We’ll see if Rob Williams coming off the bench is a thing, or just a minutes and role thing as he makes his way back from the hamstring injury. But this rotation alignment offered Boston a nice balance that they’ve seemingly been missing at times this season.
Mazzulla also made adjustments throughout the game and going into the game. The first was a focus on getting Tatum touches in the post. The second was an increased emphasis on spacing and getting into the paint. The third was adjusting the defense against Domantas Sabonis.

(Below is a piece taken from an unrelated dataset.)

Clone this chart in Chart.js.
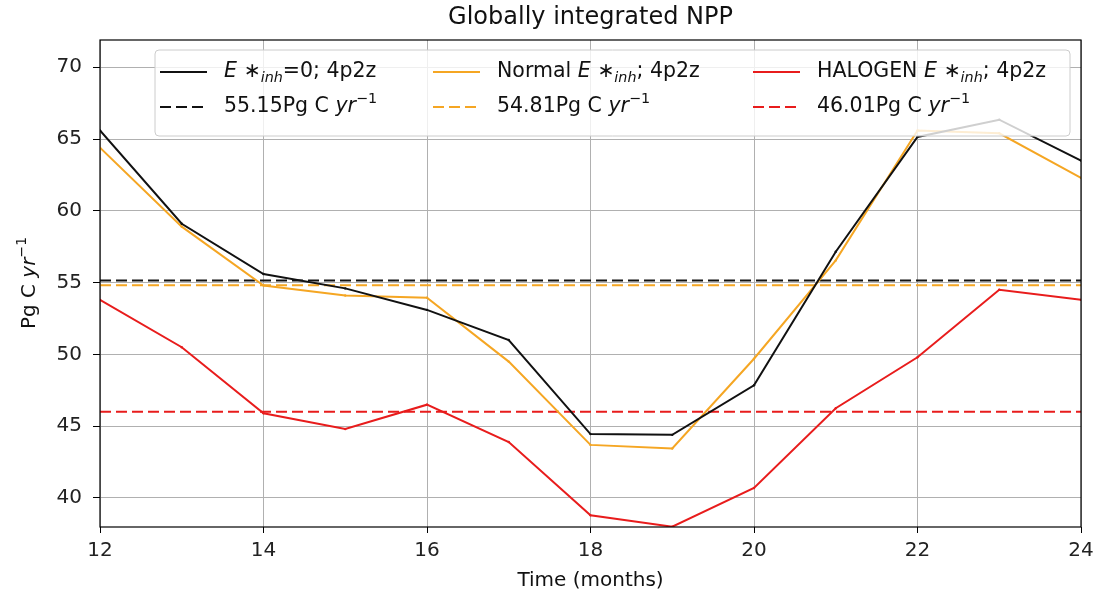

With the benefit of a day to practice before the game, and a chance to gameplan, we may have gotten a glimpse at Mazzulla making plans before the game and in-game adjustments. That’s something that will be necessary in the playoffs, and it’s good to see it in action with only a couple off weeks to go in the regular season.
9. Sometimes a single play jumps out as the “Oh, they’re winning this game” play. Grant Williams delivered it early in the fourth quarter:
Grant is getting this ball, or no one is. Look at the end of the clip at how fired up the Boston bench is. These are the plays where you can tell guys are playing for something bigger and something more than just themselves.
10. It was a good trip. Now the Celtics are back to Boston. Six of the final nine games are at home for the Celtics. They are healthy again, with Payton Pritchard likely to return back in Boston to bring the team to full health.
It’s been bumpy and uneven, but everything is still there to play for with two-ish weeks to go in the regular season. Let’s see if a corner has been turned when the Celtics get back to work on Friday against the Indiana Pacers.